Expression for Gravitational Potential at a Point
Gravitational potential at a point in a gravitational field of a body is defined as the amount of work done in bringing a body of unit mass from infinity to that point without acceleration.
Let, earth to be a perfect sphere of radius R and mass M. The mass of the earth can be supposed to be concentrated at its centre O and now let us calculate the gravitational potential at any point P, where OP = r and r > R. Join OP and produce it onwards. Take two-point A and B on this line such that OA = x and AB = dx.
The gravitational force of attraction on a body of unit mass at point A will be:
\(F=\frac{GM\times 1}{{{x}^{2}}}=\frac{GM}{{{x}^{2}}}\).

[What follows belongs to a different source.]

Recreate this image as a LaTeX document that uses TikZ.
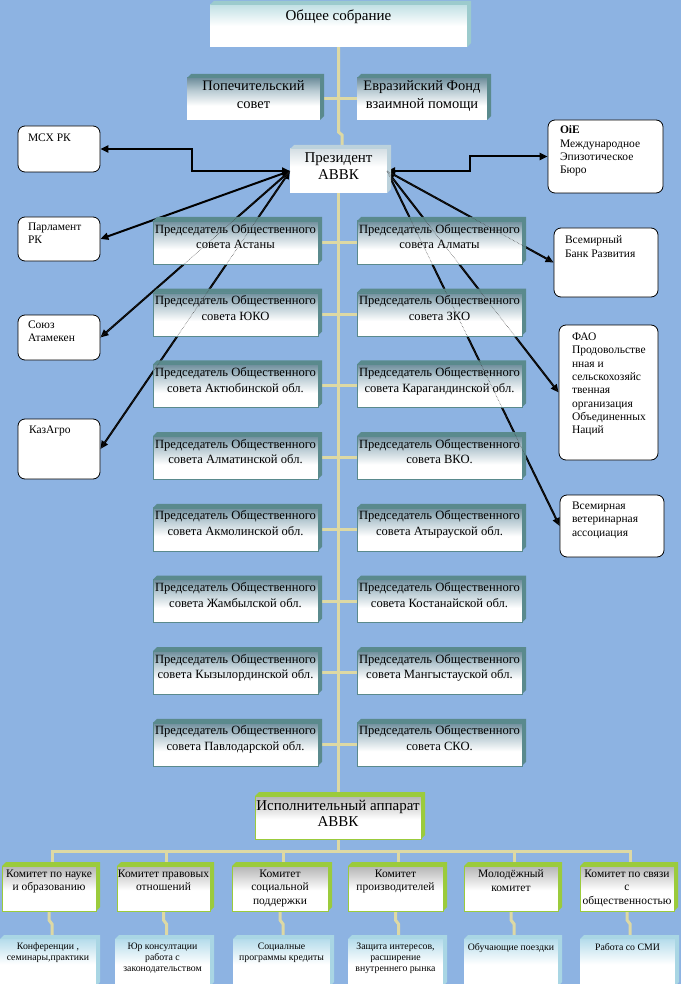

Small amount of work done in bringing the unit mass of the body without acceleration through a small distance AB is:
\(dW=Fdx=\frac{GM}{{{x}^{2}}}dx\).
Total work done in bringing the body of unit mass from infinity to point P ca be obtained by integrating the above expression within the limits x = ∞ to x = r, we get:
∴ \(W=\int\limits_{\infty }^{r}{\frac{GM}{{{x}^{2}}}}dx=-\left( \frac{GM}{x} \right)_{\infty }^{r}=-GM\left[ \frac{1}{r}-\frac{1}{\infty } \right]=-\frac{GM}{r}\).
This work done is the measure of gravitational potential at P (i.e. VP)
\({{V}_{P}}=W=-\frac{GM}{r}\)… (1)
From equation (1):
1. The gravitational potential at a point is always negative.
2. When r = ∞ from (1), VP = 0 hence gravitational potential is maximum at infinity.
3. At the surface of earth, r = R therefore \({{V}_{P}}=-\frac{GM}{R}\) at the surface of earth.
The unit of gravitational potential is J/ kg. Dimensional formula of gravitational potential is:
\(\frac{Work}{Mass}=\frac{\left[ M{{L}^{2}}{{T}^{-2}} \right]}{\left[ M \right]}=\left[ {{M}^{0}}{{L}^{2}}{{T}^{-2}} \right]\).
Gravitational potential is a scalar field because at any point in space it has only magnitude and no direction.